And now I understood the perils of travelling on a group visa to Tibet. You must all leave together, which doesn't allow for emergencies or changes-of-plans. I’d been annoyed that I couldn’t find other backpackers to share my costs back in Chengdu, but now I could see that aside from the extra costs, there were benefits to travelling as a “group” of one.
(Note: As of this writing, the Tibet travel permit requires that a group must contain at least five travellers from the same country. This could change to any number or any country without notice, and no permits are being issued until at least the end of October 2012)
On we went, until we began to descend down the side of Matsang Tasango gorge. The road through here had only been finished a few years ago and was in constant peril of landslides as it snaked down a canyon full of waterfalls straight from Himalayan foothill ice melt. My driver pulled up under one of the waterfalls and put the 4x4 in neutral.

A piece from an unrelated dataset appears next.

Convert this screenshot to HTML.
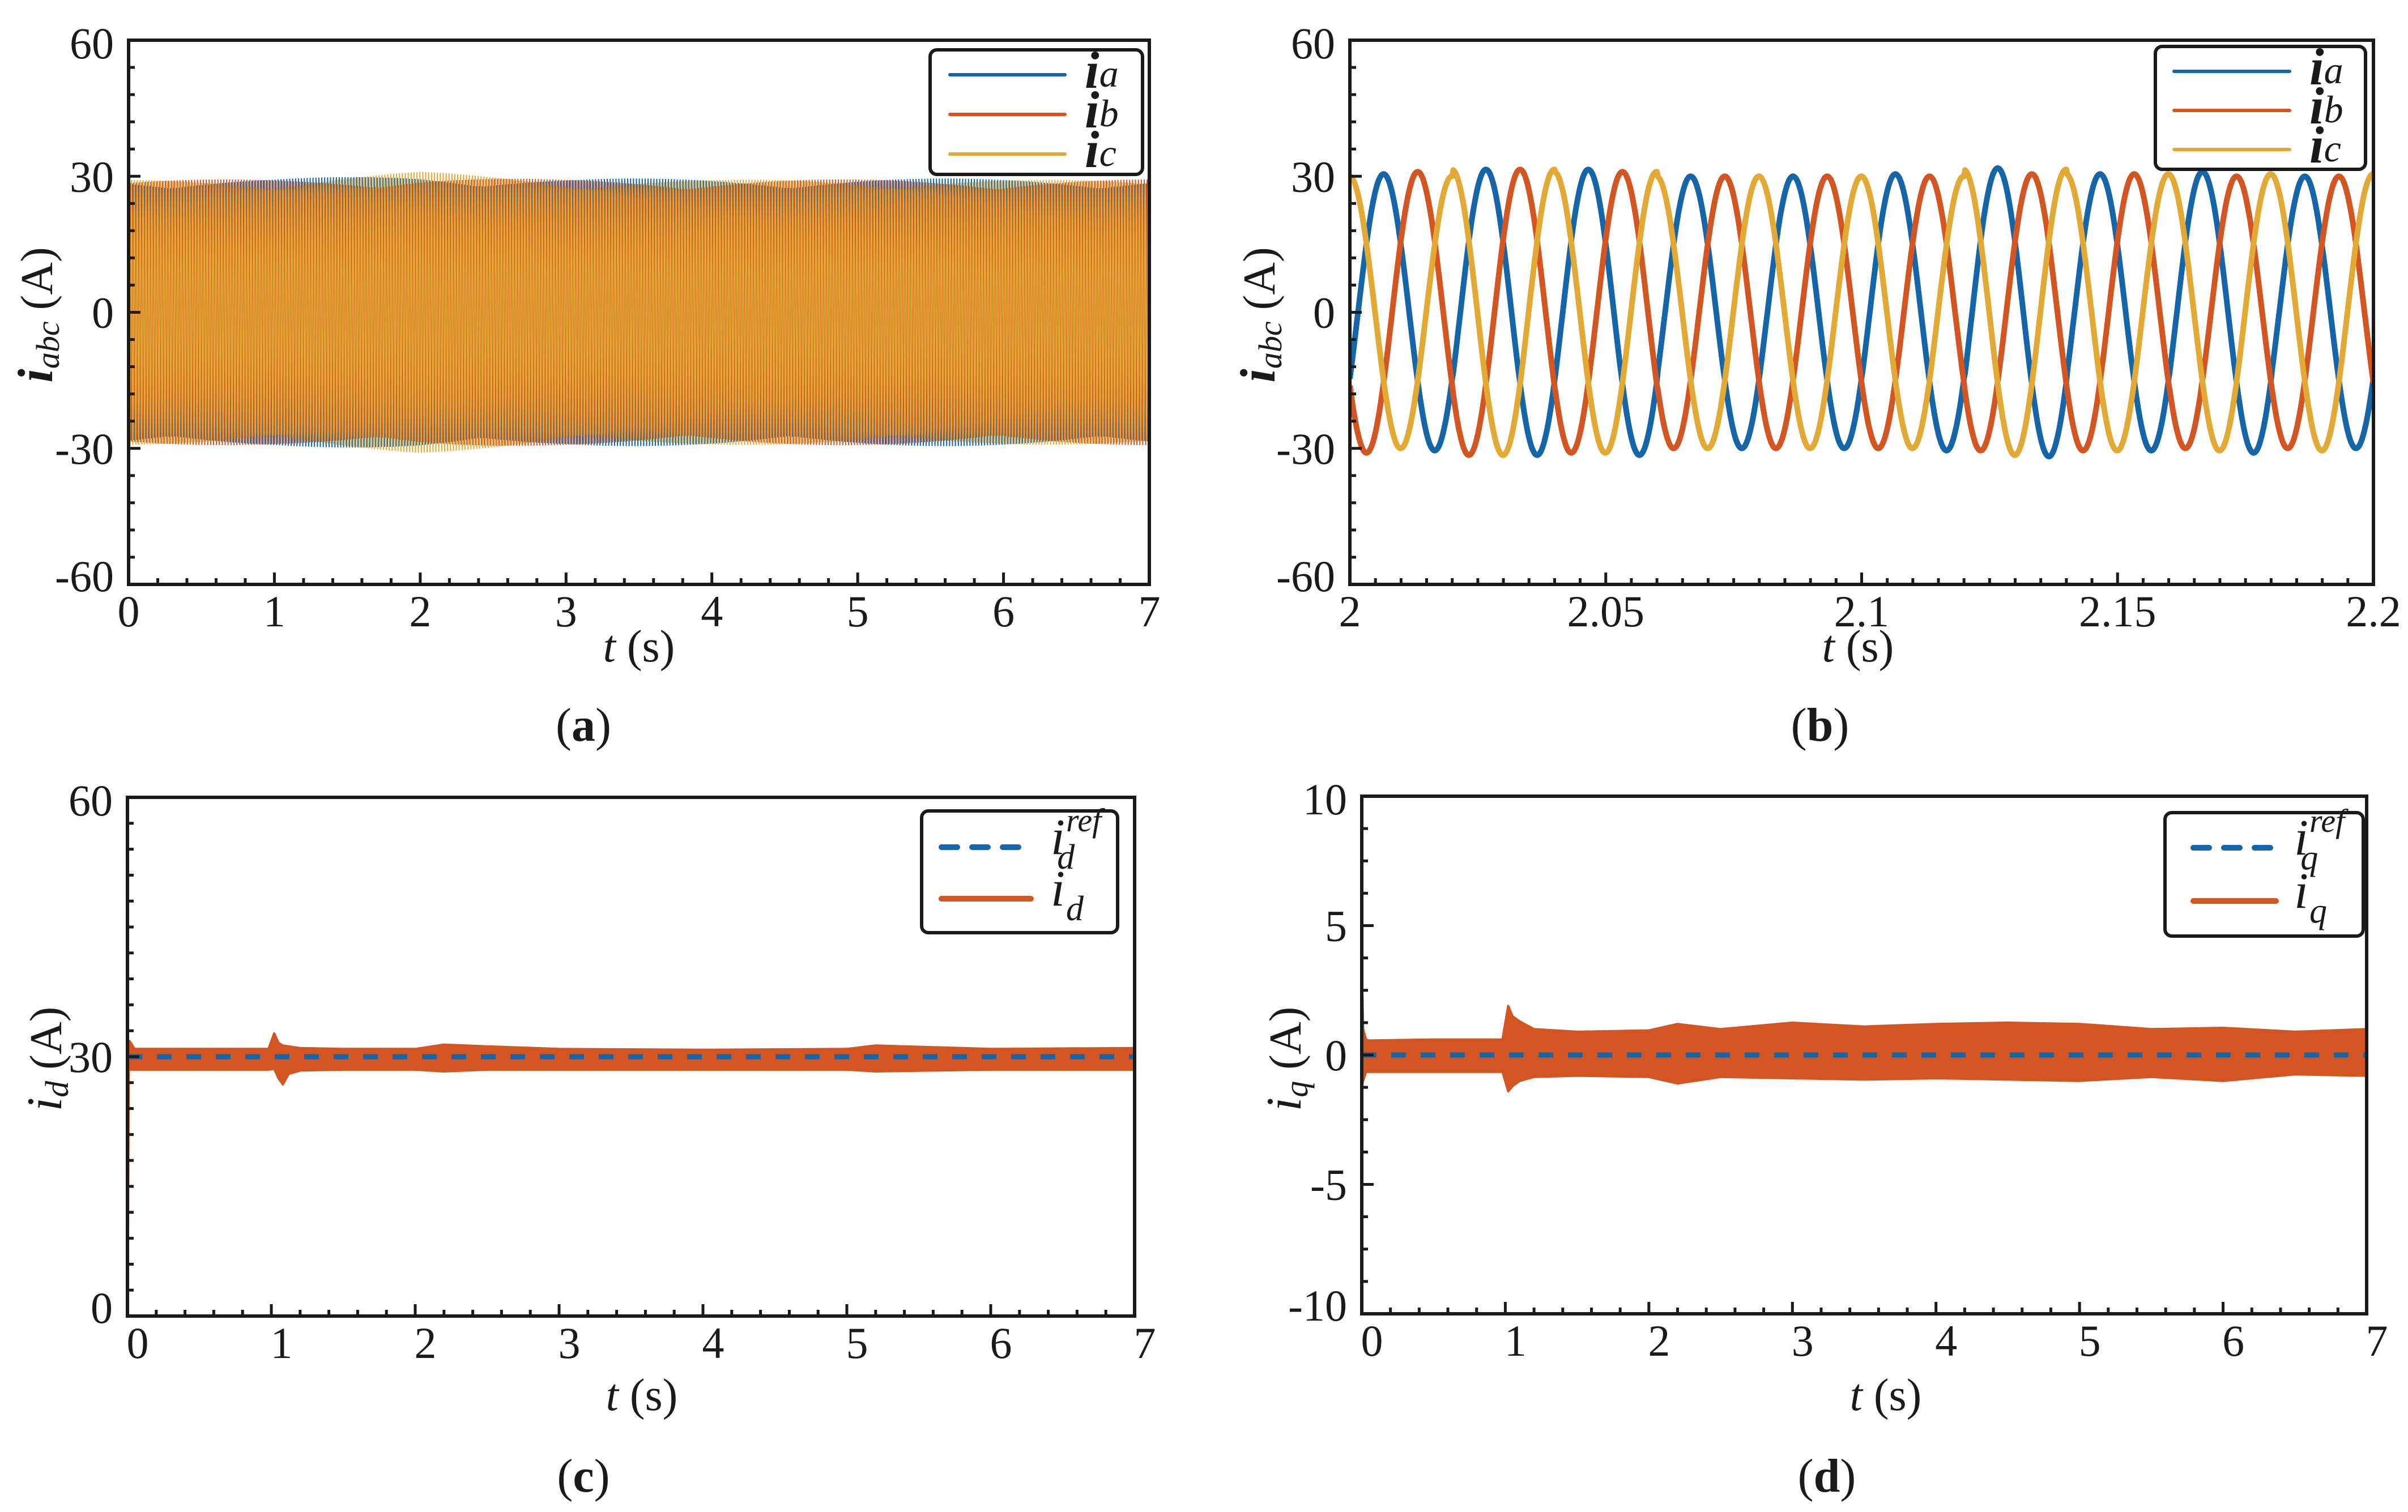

"Free car wash," explained the guide, as the vehicle was thoroughly doused.
We continued on, winding around and around to the scruffy, mountainside border town of Zhangmu. Getting in was tricky as the entire two-lane road seemed to be a giant parking lot for colorful Nepalese, Indian, and Chinese trucks. Only one lane was active, since the other was parking, and the one lane had vehicles going in both directions.
And the trucks were a lot bigger than us.
In time, we found our way down the hill, threading through the onslaught of international commerce, and approached a hotel.
Which sucked, so I asked for another.
The next one didn't allow foreigners and the final one was really bad.
"Let's see Mandala," I said.
That was a new hotel behind a temple that we'd driven past as I said "How about that?" and was ignored. But now they grumpily let me check it out.
Mandala was decent, so we checked in and said our good-byes for the night. We were all sick of each other.
I went across the street to the internet café for my final lesson in how incredibly frustrating China's internet-censorship policies are. I was looking forward to Kathmandu tomorrow night.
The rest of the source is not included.